▼
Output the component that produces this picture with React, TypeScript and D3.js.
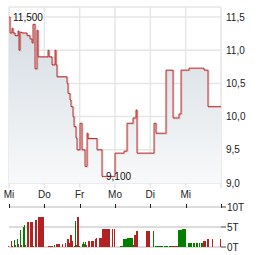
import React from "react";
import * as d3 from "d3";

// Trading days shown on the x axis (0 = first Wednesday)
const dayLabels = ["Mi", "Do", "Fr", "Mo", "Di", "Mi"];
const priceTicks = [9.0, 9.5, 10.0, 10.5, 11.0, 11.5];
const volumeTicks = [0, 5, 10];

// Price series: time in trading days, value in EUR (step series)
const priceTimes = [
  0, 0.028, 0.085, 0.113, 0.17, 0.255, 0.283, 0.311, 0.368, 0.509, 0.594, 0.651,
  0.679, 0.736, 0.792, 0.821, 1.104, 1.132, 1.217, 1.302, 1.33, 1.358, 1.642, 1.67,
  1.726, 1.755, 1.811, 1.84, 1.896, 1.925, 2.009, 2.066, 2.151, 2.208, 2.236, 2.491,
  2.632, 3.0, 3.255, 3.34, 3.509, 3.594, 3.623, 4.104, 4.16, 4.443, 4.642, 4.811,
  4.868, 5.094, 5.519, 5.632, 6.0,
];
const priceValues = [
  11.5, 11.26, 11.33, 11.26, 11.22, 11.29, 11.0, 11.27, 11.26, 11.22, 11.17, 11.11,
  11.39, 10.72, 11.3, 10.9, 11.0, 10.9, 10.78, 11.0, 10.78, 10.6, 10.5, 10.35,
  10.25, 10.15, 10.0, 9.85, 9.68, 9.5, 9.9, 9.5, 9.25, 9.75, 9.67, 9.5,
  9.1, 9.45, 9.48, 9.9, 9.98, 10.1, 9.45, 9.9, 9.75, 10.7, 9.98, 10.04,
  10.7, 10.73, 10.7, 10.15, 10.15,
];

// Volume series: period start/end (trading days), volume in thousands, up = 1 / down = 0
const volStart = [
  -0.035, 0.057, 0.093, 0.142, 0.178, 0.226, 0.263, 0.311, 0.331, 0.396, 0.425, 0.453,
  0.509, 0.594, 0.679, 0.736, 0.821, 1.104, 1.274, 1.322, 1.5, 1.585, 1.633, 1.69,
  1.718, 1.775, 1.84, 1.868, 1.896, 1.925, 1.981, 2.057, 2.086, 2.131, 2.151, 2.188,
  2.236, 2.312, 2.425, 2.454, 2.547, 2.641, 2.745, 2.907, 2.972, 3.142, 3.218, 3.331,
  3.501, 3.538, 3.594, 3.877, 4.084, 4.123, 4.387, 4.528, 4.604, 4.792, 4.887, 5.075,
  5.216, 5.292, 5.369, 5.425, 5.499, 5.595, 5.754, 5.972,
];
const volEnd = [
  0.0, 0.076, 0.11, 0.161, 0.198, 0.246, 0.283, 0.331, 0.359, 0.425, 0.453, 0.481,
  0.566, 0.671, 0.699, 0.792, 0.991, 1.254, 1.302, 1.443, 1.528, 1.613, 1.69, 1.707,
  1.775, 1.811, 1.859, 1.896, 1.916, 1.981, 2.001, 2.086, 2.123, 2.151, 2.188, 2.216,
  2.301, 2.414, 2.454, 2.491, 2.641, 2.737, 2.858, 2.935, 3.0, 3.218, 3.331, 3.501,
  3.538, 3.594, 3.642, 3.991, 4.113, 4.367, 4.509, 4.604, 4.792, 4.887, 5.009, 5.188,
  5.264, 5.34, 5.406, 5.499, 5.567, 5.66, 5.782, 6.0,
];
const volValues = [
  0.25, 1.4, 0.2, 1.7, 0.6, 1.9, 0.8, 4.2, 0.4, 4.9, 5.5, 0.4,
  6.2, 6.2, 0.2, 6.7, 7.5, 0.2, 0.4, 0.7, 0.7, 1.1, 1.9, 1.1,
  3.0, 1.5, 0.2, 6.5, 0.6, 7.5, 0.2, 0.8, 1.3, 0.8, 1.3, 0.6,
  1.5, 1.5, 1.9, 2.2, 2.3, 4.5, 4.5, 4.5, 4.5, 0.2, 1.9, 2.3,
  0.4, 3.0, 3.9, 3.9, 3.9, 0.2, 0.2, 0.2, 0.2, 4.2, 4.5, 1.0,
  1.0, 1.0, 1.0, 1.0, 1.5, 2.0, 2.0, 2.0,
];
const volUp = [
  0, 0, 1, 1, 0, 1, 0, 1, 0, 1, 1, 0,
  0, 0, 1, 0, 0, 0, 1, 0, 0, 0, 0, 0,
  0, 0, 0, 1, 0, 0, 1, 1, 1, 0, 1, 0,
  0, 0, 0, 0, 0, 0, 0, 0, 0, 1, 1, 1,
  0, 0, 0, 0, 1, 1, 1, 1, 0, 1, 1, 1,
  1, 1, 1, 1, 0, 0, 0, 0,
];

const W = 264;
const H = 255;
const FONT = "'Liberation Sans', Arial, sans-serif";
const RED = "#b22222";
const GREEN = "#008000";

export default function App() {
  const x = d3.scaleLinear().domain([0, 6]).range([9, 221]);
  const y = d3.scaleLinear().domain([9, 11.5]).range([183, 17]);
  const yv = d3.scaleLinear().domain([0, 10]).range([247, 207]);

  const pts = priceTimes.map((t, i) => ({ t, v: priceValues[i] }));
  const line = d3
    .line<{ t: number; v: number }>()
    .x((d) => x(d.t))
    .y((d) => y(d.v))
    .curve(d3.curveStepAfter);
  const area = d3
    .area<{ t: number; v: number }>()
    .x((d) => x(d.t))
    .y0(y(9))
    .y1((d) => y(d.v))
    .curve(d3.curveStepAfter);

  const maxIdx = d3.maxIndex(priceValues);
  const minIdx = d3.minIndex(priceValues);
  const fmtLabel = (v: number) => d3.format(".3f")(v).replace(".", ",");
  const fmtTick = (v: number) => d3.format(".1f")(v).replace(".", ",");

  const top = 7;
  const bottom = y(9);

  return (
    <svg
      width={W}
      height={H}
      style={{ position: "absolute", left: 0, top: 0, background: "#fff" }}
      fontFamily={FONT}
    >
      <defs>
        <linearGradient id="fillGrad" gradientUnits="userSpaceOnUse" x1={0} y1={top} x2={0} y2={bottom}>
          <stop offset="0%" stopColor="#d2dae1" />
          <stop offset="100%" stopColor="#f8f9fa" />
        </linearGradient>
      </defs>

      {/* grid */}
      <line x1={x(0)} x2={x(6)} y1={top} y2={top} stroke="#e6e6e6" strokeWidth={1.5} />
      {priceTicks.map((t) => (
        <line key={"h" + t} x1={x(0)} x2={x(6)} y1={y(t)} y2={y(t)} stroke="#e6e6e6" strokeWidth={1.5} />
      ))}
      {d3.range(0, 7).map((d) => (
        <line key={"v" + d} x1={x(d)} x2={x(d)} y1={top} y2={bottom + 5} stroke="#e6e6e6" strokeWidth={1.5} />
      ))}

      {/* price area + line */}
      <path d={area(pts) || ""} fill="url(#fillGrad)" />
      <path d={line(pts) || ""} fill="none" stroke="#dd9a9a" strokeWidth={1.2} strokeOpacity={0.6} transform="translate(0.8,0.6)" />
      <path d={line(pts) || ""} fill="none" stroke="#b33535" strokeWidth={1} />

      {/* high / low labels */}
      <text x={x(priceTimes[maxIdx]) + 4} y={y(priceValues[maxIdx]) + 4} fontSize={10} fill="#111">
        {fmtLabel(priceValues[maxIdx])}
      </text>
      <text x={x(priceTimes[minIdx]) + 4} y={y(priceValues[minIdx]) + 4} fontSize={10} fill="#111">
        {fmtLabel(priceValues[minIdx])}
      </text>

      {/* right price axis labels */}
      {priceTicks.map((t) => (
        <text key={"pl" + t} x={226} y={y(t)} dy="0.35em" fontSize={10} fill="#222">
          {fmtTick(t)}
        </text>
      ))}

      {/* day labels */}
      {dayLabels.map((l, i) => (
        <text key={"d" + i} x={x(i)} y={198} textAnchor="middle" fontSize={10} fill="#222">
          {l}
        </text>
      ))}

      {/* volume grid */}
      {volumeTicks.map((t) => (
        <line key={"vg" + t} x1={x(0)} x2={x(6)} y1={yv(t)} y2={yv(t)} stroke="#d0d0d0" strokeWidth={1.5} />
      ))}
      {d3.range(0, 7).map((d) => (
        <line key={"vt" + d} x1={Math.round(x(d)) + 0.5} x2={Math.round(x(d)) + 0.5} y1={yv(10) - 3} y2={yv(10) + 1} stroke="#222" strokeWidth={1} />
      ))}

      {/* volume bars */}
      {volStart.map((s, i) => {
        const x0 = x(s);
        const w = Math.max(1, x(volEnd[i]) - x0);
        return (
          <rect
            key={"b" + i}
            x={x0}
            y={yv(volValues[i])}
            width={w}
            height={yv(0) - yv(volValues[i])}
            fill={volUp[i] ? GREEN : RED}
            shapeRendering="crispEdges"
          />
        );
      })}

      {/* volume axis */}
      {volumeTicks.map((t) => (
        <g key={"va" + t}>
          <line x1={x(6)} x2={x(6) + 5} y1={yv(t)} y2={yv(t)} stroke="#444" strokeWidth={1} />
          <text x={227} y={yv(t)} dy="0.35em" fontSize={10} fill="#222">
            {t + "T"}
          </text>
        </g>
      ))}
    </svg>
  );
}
▲
TASK BRIEF: Set down again, exactly, the lines of the material above from its first line to the one with "const volumeTicks = [0, 5, 10];", inclusive. Leave the pictures out.

TASK ANSWER:
Output the component that produces this picture with React, TypeScript and D3.js.
import React from "react";
import * as d3 from "d3";

// Trading days shown on the x axis (0 = first Wednesday)
const dayLabels = ["Mi", "Do", "Fr", "Mo", "Di", "Mi"];
const priceTicks = [9.0, 9.5, 10.0, 10.5, 11.0, 11.5];
const volumeTicks = [0, 5, 10];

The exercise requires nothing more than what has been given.